- [What to work on]: Without the pictures, extract every line from the start of the material to the line containing "import matplotlib.pyplot as plt", both ends included.

- [Given data]:
"""

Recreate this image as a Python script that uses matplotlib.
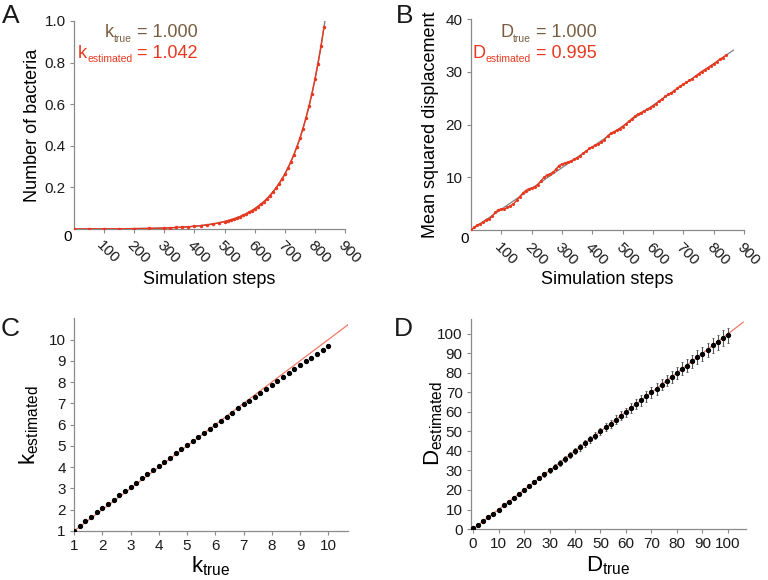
import matplotlib
matplotlib.use("Agg")
import matplotlib.pyplot as plt

plt.rcParams['font.family'] = ['Liberation Sans', 'DejaVu Sans']
plt.rcParams['mathtext.fontset'] = 'custom'
plt.rcParams['mathtext.rm'] = 'Liberation Sans'

# ---- Panel A: bacterial growth ----
steps_a = [0, 50, 100, 150, 200, 250, 300, 320, 340, 360, 380, 400, 420, 440, 460,
           480, 500, 510, 520, 530, 540, 550, 560, 570, 580, 590, 600, 610, 620, 630,
           640, 650, 660, 670, 680, 690, 700, 710, 720, 730, 740, 750, 760, 770, 780,
           790, 800, 810, 820, 830]
bacteria_sim = [0.0002, 0.0004, 0.0007, 0.0011, 0.0018, 0.0029, 0.0048, 0.0059, 0.0072,
                0.0088, 0.0108, 0.0132, 0.0161, 0.0196, 0.0240, 0.0293, 0.0358, 0.0396,
                0.0437, 0.0483, 0.0534, 0.0590, 0.0652, 0.0721, 0.0797, 0.0880, 0.0973,
                0.108, 0.119, 0.131, 0.145, 0.160, 0.177, 0.196, 0.217, 0.239, 0.264,
                0.292, 0.323, 0.357, 0.395, 0.436, 0.482, 0.533, 0.589, 0.651, 0.719,
                0.795, 0.878, 0.970]
model_end_a = (833, 1.0)

# ---- Panel B: mean squared displacement ----
steps_b = list(range(0, 850, 10))
msd_sim = [0.00, 0.49, 0.94, 1.18, 1.48, 1.97, 2.11, 2.66, 3.35, 3.85, 3.99, 4.03, 4.28,
           4.62, 4.97, 5.61, 6.30, 6.95, 7.49, 7.79, 7.98, 8.17, 8.62, 9.31, 9.96, 10.40,
           10.64, 10.94, 11.53, 12.23, 12.52, 12.71, 12.91, 13.10, 13.40, 13.69, 13.98,
           14.58, 14.97, 15.47, 15.76, 16.05, 16.35, 16.64, 17.14, 17.83, 18.32, 18.62,
           18.91, 19.21, 19.60, 20.09, 20.59, 21.08, 21.58, 21.97, 22.26, 22.56, 22.85,
           23.15, 23.54, 23.93, 24.43, 24.82, 25.32, 25.71, 26.00, 26.45, 26.89, 27.29,
           27.68, 27.97, 28.37, 28.71, 29.16, 29.60, 30.04, 30.39, 30.73, 31.13, 31.47,
           31.91, 32.36, 32.70, 33.10]
model_steps_b = [0, 865]
model_msd_b = [0.0, 34.1]

# ---- Panel C: k estimated vs true ----
k_true = [1.0, 1.2, 1.4, 1.6, 1.8, 2.0, 2.2, 2.4, 2.6, 2.8, 3.0, 3.2, 3.4, 3.6, 3.8,
          4.0, 4.2, 4.4, 4.6, 4.8, 5.0, 5.2, 5.4, 5.6, 5.8, 6.0, 6.2, 6.4, 6.6, 6.8,
          7.0, 7.2, 7.4, 7.6, 7.8, 8.0, 8.2, 8.4, 8.6, 8.8, 9.0, 9.2, 9.4, 9.6, 9.8, 10.0]
k_est = [1.00, 1.24, 1.45, 1.66, 1.87, 2.07, 2.27, 2.47, 2.67, 2.87, 3.07, 3.27, 3.47,
         3.67, 3.86, 4.06, 4.26, 4.45, 4.65, 4.84, 5.04, 5.23, 5.43, 5.62, 5.81, 6.00,
         6.19, 6.38, 6.57, 6.76, 6.95, 7.13, 7.32, 7.51, 7.69, 7.88, 8.06, 8.24, 8.43,
         8.61, 8.79, 8.97, 9.15, 9.33, 9.52, 9.72]
k_identity = [1.0, 10.7]

# ---- Panel D: D estimated vs true ----
d_true = [0, 2, 4, 6, 8, 10, 12, 14, 16, 18, 20, 22, 24, 26, 28, 30, 32, 34, 36, 38,
          40, 42, 44, 46, 48, 50, 52, 54, 56, 58, 60, 62, 64, 66, 68, 70, 72, 74, 76, 78,
          80, 82, 84, 86, 88, 90, 92, 94, 96, 98, 100]
d_est = [0.3, 2.1, 4.0, 6.0, 7.9, 10.0, 12.1, 14.0, 15.9, 18.0,
         20.0, 22.1, 24.0, 25.9, 28.0, 30.1, 32.0, 33.9, 36.0, 38.1,
         40.0, 41.9, 44.0, 46.1, 47.9, 50.0, 52.1, 53.9, 56.0, 58.1,
         59.8, 62.0, 64.1, 65.9, 68.0, 70.2, 71.8, 74.0, 76.1, 77.9,
         79.9, 82.1, 83.8, 86.0, 88.2, 89.8, 91.9, 94.1, 95.8, 97.9, 99.2]
d_err = [0.0, 0.1, 0.2, 0.2, 0.3, 0.4, 0.5, 0.6, 0.6, 0.7,
         0.8, 0.9, 1.0, 1.0, 1.1, 1.2, 1.3, 1.4, 1.4, 1.5,
         1.6, 1.7, 1.8, 1.8, 1.9, 2.0, 2.1, 2.2, 2.2, 2.3,
         2.4, 2.5, 2.6, 2.6, 2.7, 2.8, 2.9, 3.0, 3.0, 3.1,
         3.2, 3.3, 3.4, 3.4, 3.5, 3.6, 3.7, 3.8, 3.8, 3.9, 4.0]
d_identity = [0, 106]

RED = '#e8381f'
BROWN = '#7a5d40'
GRAY = '#808080'
SPINE = '#8a8a8a'
W, H = 768, 580


def style_axes(ax):
    for s in ['top', 'right']:
        ax.spines[s].set_visible(False)
    for s in ['left', 'bottom']:
        ax.spines[s].set_color(SPINE)
        ax.spines[s].set_linewidth(0.9)
    ax.tick_params(length=3, width=0.8, color=SPINE, labelsize=11,
                   labelcolor='#1a1a1a', pad=3)


def slant_xticks(ax):
    ax.tick_params(axis='x', pad=4)
    for lab in ax.get_xticklabels():
        lab.set_rotation(-45)
        lab.set_ha('left')
        lab.set_va('top')
        lab.set_rotation_mode('anchor')


def sub_text(fig, x_px, y_px, base, sub, rest, color, size=13, sub_size=7.5):
    # right-aligned "base_sub rest" built from pieces, baseline at y_px (from top)
    r = fig.canvas.get_renderer()
    t = fig.text(x_px / W, 1 - y_px / H, rest, ha='right', va='baseline',
                 fontsize=size, color=color)
    x0 = t.get_window_extent(r).x0
    t = fig.text(x0 / W, 1 - (y_px + 4.5) / H, sub, ha='right', va='baseline',
                 fontsize=sub_size, color=color)
    x0 = t.get_window_extent(r).x0
    fig.text(x0 / W, 1 - y_px / H, base, ha='right', va='baseline',
             fontsize=size, color=color)


fig = plt.figure(figsize=(7.68, 5.8), dpi=100)

# Panel A
axA = fig.add_axes([0.0964, 0.6052, 0.3529, 0.3586])
style_axes(axA)
axA.plot(list(steps_a) + [model_end_a[0]], list(bacteria_sim) + [model_end_a[1]],
         color=GRAY, lw=1.0, zorder=2)
axA.plot(steps_a, bacteria_sim, color=RED, lw=1.0, marker='.', ms=3, zorder=3)
axA.set_xlim(0, 900)
axA.set_ylim(0, 1.0)
axA.set_yticks([0.2, 0.4, 0.6, 0.8, 1.0])
axA.set_yticklabels(['0.2', '0.4', '0.6', '0.8', '1.0'])
axA.set_xticks(range(100, 1000, 100))
slant_xticks(axA)
axA.annotate('0', xy=(0, 0), xycoords='axes fraction', xytext=(-4.5, -6),
             textcoords='offset points', ha='center', va='center', fontsize=11)
axA.set_ylabel('Number of bacteria', fontsize=13)
axA.yaxis.set_label_coords(-0.122, 0.5)
axA.set_xlabel('Simulation steps', fontsize=13)
axA.xaxis.set_label_coords(0.5, -0.2)
sub_text(fig, 198, 37, 'k', 'true', ' = 1.000', BROWN)
sub_text(fig, 198, 58, 'k', 'estimated', ' = 1.042', RED)

# Panel B
axB = fig.add_axes([0.6133, 0.6034, 0.3555, 0.3638])
style_axes(axB)
axB.plot(model_steps_b, model_msd_b, color=GRAY, lw=0.9, zorder=2)
axB.plot(steps_b, msd_sim, color=RED, lw=1.0, marker='.', ms=2.5, zorder=3)
axB.set_xlim(0, 900)
axB.set_ylim(0, 40)
axB.set_yticks([10, 20, 30, 40])
axB.set_xticks(range(100, 1000, 100))
slant_xticks(axB)
axB.annotate('0', xy=(0, 0), xycoords='axes fraction', xytext=(-4.5, -6.5),
             textcoords='offset points', ha='center', va='center', fontsize=11)
axB.set_ylabel('Mean squared displacement', fontsize=13)
axB.yaxis.set_label_coords(-0.117, 0.5)
axB.set_xlabel('Simulation steps', fontsize=13)
axB.xaxis.set_label_coords(0.5, -0.195)
sub_text(fig, 597, 37, 'D', 'true', ' = 1.000', BROWN)
sub_text(fig, 597, 58, 'D', 'estimated', ' = 0.995', RED)

# Panel C
axC = fig.add_axes([0.0964, 0.0845, 0.3568, 0.3667])
style_axes(axC)
axC.plot(k_identity, k_identity, color='#f07a66', lw=0.9, zorder=2)
axC.plot(k_true, k_est, 'o', color='black', ms=2.8, zorder=3)
axC.set_xlim(1, 10.7)
axC.set_ylim(1, 11)
axC.set_xticks(range(1, 11))
axC.set_yticks(range(1, 11))
axC.set_xlabel(r'$\mathregular{k_{true}}$', fontsize=16)
axC.xaxis.set_label_coords(0.5, -0.11)
axC.set_ylabel(r'$\mathregular{k_{estimated}}$', fontsize=16)
axC.yaxis.set_label_coords(-0.12, 0.5)

# Panel D
axD = fig.add_axes([0.6133, 0.0879, 0.3577, 0.3616])
style_axes(axD)
axD.plot(d_identity, d_identity, color='#f07a66', lw=0.9, zorder=2)
axD.errorbar(d_true, d_est, yerr=d_err, fmt='o', color='black', ms=2.8,
             ecolor='#555555', elinewidth=0.8, capsize=1, capthick=0.6, zorder=3)
axD.set_xlim(-0.8, 107)
axD.set_ylim(0, 107.5)
axD.set_xticks(range(0, 101, 10))
axD.set_yticks(range(0, 101, 10))
axD.set_xlabel(r'$\mathregular{D_{true}}$', fontsize=16)
axD.xaxis.set_label_coords(0.5, -0.12)
axD.set_ylabel(r'$\mathregular{D_{estimated}}$', fontsize=16)
axD.yaxis.set_label_coords(-0.095, 0.5)

# panel letters
for letter, x, y in [('A', 2, 23), ('B', 396, 23), ('C', 1, 336), ('D', 394, 336)]:
    fig.text(x / 768, 1 - y / 580, letter, fontsize=19, ha='left', va='baseline',
             color='#1a1a1a')

fig.savefig('out.png', dpi=100)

"""

- [Final result]:
Recreate this image as a Python script that uses matplotlib.
import matplotlib
matplotlib.use("Agg")
import matplotlib.pyplot as plt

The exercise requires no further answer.